*Challenge*. Lines containing the word "this" should be extracted in full.

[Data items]

%%

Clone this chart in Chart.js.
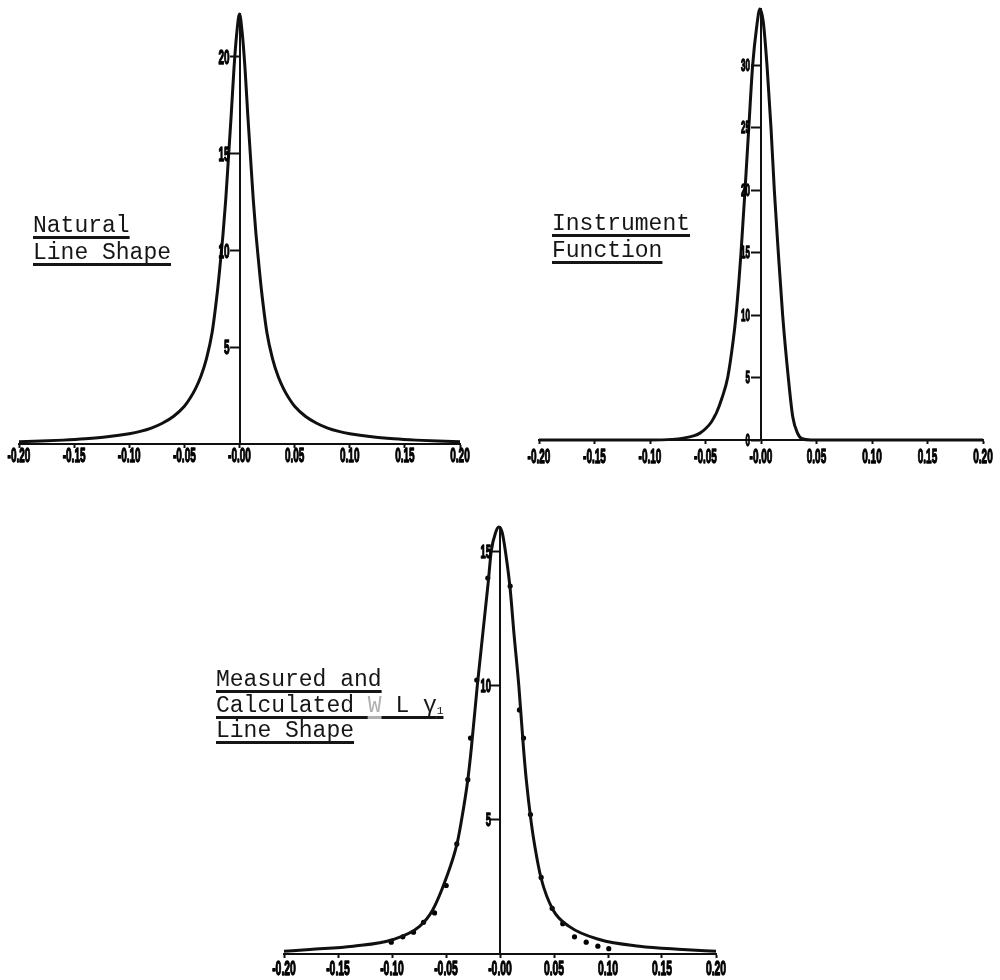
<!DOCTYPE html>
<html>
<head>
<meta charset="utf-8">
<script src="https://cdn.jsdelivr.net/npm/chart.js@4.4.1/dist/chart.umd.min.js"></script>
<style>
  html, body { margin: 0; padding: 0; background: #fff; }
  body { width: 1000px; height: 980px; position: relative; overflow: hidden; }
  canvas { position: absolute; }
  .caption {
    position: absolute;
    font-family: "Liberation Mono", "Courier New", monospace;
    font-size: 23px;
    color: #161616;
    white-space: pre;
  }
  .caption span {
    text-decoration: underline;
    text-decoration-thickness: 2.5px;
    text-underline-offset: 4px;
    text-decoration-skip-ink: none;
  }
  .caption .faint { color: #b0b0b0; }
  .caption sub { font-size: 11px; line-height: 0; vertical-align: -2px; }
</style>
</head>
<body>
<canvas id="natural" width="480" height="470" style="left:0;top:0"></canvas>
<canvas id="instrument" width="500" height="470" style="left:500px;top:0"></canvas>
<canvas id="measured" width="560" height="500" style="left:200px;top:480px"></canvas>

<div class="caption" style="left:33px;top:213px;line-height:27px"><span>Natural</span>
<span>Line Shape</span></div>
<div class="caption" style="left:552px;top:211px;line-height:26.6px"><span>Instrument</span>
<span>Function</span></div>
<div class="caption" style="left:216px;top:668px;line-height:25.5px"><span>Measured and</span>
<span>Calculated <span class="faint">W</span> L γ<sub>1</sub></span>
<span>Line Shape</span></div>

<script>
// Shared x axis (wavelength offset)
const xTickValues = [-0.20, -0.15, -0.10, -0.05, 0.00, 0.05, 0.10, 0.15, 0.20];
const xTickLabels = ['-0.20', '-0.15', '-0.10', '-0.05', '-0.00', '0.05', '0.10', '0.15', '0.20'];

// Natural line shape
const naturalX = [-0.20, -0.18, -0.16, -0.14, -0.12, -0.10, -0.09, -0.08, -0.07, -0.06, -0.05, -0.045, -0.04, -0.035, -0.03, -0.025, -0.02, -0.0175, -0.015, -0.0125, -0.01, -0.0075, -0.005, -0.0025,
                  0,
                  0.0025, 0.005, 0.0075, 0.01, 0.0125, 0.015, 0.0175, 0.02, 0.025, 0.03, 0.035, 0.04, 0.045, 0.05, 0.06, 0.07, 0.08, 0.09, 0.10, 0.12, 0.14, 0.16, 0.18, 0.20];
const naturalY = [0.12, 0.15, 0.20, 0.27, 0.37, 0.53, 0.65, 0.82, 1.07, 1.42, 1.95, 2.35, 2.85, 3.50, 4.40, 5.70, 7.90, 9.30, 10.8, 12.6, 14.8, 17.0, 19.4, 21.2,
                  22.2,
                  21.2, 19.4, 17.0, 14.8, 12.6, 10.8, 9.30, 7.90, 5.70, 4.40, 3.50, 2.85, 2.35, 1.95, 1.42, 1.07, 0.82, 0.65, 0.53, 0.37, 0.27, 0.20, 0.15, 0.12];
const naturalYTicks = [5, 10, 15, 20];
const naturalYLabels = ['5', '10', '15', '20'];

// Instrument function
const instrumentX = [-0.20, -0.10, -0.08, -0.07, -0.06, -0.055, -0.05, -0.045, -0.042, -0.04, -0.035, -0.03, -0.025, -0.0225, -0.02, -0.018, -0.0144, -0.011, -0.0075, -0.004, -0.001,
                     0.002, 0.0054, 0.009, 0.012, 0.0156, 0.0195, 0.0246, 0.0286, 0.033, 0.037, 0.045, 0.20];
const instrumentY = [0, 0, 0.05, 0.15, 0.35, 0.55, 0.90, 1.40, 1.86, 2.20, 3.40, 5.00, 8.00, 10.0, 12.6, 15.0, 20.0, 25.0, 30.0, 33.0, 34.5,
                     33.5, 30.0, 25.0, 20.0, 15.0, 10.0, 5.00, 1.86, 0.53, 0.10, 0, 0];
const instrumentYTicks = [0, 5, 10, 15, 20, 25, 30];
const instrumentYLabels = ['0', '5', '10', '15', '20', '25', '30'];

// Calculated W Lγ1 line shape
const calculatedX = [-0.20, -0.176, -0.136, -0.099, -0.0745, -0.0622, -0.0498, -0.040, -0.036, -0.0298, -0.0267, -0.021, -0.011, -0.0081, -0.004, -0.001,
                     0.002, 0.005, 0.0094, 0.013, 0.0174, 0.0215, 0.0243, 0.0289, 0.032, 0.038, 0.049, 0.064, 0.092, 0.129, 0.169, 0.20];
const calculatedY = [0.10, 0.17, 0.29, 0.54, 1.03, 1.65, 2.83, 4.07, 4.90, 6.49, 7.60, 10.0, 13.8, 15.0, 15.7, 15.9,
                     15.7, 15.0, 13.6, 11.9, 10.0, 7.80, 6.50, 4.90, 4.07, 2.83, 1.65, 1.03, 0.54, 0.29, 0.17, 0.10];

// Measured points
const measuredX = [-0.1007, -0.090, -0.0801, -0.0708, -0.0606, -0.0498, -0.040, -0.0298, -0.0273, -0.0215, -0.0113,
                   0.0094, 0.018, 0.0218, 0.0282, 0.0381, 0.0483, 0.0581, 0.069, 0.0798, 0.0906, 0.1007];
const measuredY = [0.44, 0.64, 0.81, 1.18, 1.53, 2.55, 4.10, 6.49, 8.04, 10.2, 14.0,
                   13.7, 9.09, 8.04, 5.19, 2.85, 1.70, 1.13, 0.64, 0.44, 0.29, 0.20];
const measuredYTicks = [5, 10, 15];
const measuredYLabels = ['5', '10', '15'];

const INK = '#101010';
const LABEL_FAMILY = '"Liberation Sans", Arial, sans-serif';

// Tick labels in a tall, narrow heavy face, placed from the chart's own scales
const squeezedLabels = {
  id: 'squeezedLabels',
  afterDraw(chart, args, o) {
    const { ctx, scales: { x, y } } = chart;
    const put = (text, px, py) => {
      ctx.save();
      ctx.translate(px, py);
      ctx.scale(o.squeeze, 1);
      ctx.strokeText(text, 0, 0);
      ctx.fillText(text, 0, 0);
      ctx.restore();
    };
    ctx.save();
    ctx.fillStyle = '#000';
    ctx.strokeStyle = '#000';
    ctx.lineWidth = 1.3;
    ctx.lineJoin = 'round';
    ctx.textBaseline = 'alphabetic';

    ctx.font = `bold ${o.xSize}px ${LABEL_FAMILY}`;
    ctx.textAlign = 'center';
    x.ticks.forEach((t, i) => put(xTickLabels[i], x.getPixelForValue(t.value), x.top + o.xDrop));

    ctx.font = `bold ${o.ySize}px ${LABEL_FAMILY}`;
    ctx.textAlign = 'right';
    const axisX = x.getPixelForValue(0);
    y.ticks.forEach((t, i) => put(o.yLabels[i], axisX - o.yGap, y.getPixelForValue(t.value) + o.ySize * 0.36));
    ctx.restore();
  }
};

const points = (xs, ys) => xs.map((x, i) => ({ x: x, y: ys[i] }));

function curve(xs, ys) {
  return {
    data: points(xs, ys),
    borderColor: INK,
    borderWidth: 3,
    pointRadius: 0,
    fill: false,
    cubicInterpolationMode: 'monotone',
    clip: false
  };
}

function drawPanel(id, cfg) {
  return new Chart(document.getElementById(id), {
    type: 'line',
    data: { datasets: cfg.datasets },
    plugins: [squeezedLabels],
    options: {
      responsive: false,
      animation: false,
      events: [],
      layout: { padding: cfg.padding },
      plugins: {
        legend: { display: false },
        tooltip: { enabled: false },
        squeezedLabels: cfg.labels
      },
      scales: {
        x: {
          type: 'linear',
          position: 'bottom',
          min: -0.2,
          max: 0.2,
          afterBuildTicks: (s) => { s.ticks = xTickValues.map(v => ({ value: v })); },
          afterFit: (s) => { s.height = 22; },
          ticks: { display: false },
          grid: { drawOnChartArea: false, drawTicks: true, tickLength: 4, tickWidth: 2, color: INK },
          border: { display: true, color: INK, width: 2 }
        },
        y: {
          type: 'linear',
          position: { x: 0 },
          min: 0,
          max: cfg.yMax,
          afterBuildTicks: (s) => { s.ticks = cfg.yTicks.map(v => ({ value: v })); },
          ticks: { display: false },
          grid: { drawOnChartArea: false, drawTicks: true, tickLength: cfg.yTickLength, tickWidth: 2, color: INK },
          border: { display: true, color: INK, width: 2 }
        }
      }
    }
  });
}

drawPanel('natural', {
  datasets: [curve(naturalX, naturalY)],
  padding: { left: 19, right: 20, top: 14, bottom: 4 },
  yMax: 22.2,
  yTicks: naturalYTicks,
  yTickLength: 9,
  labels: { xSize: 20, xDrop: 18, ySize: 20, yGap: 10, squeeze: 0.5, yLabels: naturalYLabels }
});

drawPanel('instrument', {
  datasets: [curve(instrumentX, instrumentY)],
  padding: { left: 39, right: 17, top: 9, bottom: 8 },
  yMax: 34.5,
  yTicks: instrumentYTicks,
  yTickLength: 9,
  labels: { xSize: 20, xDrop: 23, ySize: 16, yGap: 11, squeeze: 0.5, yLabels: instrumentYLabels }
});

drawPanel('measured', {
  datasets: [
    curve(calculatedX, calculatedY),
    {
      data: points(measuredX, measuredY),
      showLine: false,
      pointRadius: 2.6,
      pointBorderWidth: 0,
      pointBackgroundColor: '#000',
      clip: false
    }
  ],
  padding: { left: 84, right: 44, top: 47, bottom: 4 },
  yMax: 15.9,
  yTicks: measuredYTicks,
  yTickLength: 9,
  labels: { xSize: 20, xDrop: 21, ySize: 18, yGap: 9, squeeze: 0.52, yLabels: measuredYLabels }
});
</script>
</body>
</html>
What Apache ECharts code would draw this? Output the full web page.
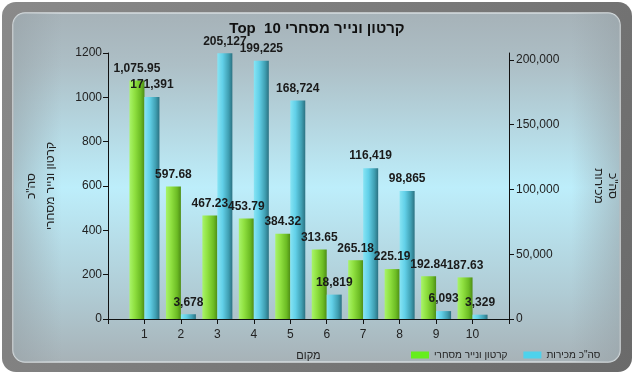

%%

*Final answer*.
Clone this chart in Chart.js.
What Apache ECharts code would draw this? Output the full web page.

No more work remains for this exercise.